Does “τ≈1” Terminate the Isothermal Evolution of Collapsing Clouds?

We examine when gravitationally collapsing clouds terminate their isothermal evolution. According to our previous work, the condition with which isothermality is broken down is classified into three cases, i.e., when (1) the compressional heating rate overtakes the thermal cooling rate, (2) the optical depth for thermal radiation reaches unity, or (3) the compressional heating rate becomes comparable with the energy transport rate because of radiative diffusion. In the present paper this classification is extended to more general values of the initial cloud temperature Tinit and opacity κ, and we determine the critical densities with which these conditions are satisfied. For plausible values of Tinit and κ, we find that the isothermal evolution ceases when case 1 or 3 is satisfied, and case 2 has no significance. We emphasize that the condition of "τ≈1" never terminates isothermality, but nonisothermal evolutions begin either earlier or later depending on the initial temperature and opacity. This result contrasts with the conventional idea that opaqueness breaks isothermality. On the basis of the critical density discussed above, the minimum Jeans mass for fragmentation, MF, is reconsidered.
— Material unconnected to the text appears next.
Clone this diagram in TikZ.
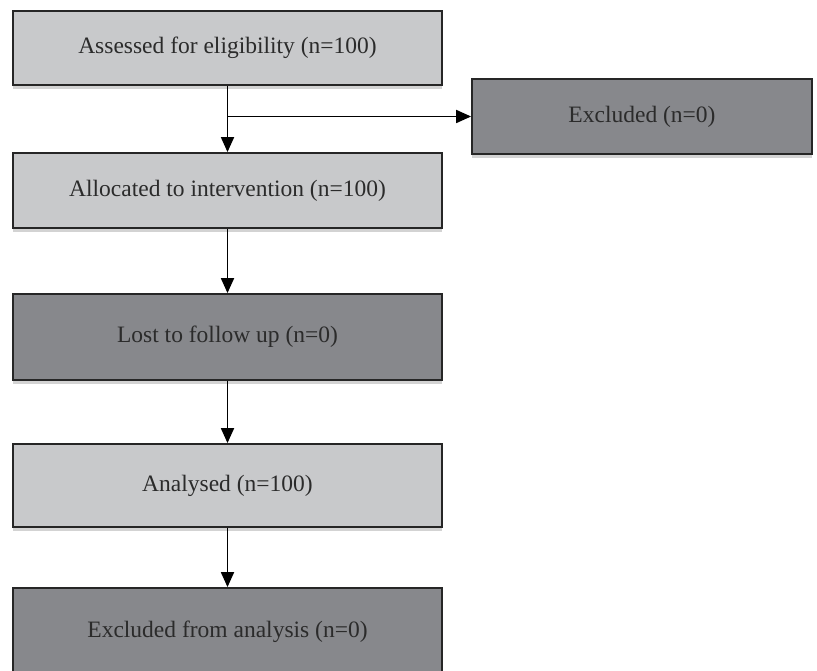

In contrast to the results by previous authors that MF is insensitive to Tinit and κ, we find that MF can be substantially larger than the typical value of ~10-2 M☉ depending on Tinit and κ. In particular, MF increases with decreasing metallicity, MF∝κ−1, for low-metal clouds. A cloud with κ=10−4 cm2 g-1 and Tinit=10 K yields MF=3.7 M☉. Finally, our critical densities would be helpful for hydrodynamic simulations that are intended to simply handle the hardening of the equation of state.